__GIVEN EXERCISE__.
Copy exactly, and only, the lines starting at the line with "Generate a Python" and ending at the line with "vout_ticks = [42, 44, 46, 48, 50, 52, 54]". Leave every picture out of the copy.

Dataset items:
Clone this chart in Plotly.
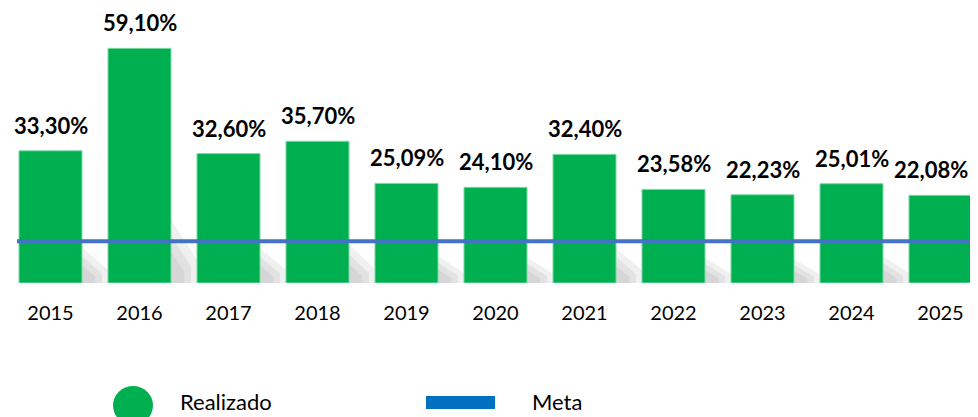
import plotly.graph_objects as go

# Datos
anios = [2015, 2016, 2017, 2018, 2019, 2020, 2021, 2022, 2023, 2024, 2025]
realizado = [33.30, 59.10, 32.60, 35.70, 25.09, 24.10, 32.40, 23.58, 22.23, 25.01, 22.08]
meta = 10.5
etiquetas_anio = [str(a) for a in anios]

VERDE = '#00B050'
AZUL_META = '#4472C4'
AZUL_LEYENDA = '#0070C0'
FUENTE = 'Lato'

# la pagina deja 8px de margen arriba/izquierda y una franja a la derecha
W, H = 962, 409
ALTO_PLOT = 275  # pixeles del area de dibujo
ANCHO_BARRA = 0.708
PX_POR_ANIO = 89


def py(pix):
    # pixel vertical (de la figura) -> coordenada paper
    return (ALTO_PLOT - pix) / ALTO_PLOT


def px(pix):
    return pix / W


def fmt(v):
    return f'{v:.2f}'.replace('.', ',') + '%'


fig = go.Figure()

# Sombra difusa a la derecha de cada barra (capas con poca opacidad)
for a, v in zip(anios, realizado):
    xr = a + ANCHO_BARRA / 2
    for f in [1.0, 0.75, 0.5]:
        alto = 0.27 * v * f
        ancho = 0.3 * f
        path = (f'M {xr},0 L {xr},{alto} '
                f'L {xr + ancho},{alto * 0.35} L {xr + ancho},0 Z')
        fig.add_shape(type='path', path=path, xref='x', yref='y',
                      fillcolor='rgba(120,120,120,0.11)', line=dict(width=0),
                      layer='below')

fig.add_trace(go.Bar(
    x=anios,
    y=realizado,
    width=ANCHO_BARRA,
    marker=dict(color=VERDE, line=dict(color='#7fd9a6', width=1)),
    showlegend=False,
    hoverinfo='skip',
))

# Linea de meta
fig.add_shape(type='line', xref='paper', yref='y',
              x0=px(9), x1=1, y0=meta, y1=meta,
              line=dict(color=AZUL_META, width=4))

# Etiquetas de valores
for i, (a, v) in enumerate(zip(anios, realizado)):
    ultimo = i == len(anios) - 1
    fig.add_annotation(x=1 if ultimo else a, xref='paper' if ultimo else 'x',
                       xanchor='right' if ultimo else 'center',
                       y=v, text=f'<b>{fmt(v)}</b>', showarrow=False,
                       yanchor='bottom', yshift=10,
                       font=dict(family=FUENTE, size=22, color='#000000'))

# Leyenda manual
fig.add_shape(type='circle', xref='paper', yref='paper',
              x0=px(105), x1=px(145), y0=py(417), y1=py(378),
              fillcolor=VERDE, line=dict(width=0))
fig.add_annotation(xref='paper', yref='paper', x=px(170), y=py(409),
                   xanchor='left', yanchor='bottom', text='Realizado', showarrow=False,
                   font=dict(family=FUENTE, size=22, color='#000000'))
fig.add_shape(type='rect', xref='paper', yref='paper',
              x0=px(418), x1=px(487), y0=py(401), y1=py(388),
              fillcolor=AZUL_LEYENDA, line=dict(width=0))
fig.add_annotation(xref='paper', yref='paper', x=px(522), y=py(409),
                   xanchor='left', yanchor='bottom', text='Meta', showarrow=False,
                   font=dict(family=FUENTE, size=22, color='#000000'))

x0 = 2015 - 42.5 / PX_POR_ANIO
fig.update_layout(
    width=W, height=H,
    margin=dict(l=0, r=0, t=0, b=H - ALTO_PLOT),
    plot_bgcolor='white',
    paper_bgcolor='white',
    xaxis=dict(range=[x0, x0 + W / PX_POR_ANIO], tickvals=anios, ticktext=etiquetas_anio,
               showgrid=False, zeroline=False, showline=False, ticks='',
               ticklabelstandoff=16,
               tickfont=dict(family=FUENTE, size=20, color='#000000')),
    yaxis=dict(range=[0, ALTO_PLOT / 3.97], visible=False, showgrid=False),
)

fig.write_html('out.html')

...

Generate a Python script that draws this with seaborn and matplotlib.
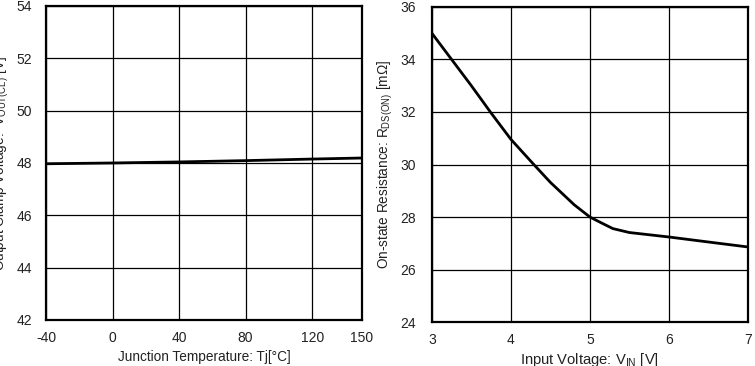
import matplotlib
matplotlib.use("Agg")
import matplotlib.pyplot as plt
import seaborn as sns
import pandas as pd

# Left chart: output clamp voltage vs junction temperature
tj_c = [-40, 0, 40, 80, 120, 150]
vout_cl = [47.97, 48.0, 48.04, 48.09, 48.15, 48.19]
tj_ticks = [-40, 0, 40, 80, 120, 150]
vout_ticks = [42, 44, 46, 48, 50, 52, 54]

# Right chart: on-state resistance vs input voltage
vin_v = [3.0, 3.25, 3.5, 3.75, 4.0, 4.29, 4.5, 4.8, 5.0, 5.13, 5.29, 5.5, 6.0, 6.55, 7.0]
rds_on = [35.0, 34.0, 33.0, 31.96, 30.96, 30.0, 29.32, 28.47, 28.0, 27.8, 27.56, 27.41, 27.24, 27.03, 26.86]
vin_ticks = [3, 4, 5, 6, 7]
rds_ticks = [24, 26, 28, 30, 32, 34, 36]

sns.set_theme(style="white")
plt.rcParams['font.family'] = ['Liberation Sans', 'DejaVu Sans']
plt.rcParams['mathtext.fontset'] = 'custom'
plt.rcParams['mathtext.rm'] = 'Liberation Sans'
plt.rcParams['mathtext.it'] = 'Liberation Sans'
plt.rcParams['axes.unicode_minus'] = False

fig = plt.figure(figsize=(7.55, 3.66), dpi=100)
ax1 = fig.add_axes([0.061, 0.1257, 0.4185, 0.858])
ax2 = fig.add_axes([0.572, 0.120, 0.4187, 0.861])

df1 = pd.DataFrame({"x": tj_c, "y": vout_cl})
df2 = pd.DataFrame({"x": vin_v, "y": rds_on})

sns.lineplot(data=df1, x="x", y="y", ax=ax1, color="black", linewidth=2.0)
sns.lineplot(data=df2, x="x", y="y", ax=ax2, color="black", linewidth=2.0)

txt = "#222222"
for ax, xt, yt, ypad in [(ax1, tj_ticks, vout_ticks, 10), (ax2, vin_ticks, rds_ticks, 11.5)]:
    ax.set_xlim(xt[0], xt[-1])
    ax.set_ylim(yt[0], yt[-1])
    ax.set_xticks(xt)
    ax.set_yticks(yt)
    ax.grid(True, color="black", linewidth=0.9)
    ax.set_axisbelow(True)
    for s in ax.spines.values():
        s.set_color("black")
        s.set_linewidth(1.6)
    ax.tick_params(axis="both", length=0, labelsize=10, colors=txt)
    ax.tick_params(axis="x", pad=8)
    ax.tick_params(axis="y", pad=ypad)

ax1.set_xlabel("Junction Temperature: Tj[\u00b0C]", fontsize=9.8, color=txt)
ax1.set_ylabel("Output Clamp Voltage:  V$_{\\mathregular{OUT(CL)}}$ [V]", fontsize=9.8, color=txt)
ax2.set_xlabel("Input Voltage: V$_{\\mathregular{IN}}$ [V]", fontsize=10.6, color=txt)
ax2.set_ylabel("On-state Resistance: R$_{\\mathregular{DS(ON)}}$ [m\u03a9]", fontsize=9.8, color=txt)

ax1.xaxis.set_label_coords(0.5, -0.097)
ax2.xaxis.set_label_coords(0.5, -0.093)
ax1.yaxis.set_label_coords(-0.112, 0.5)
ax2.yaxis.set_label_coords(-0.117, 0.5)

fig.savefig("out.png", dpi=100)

__THE REPLY__.
Generate a Python script that draws this with seaborn and matplotlib.
import matplotlib
matplotlib.use("Agg")
import matplotlib.pyplot as plt
import seaborn as sns
import pandas as pd

# Left chart: output clamp voltage vs junction temperature
tj_c = [-40, 0, 40, 80, 120, 150]
vout_cl = [47.97, 48.0, 48.04, 48.09, 48.15, 48.19]
tj_ticks = [-40, 0, 40, 80, 120, 150]
vout_ticks = [42, 44, 46, 48, 50, 52, 54]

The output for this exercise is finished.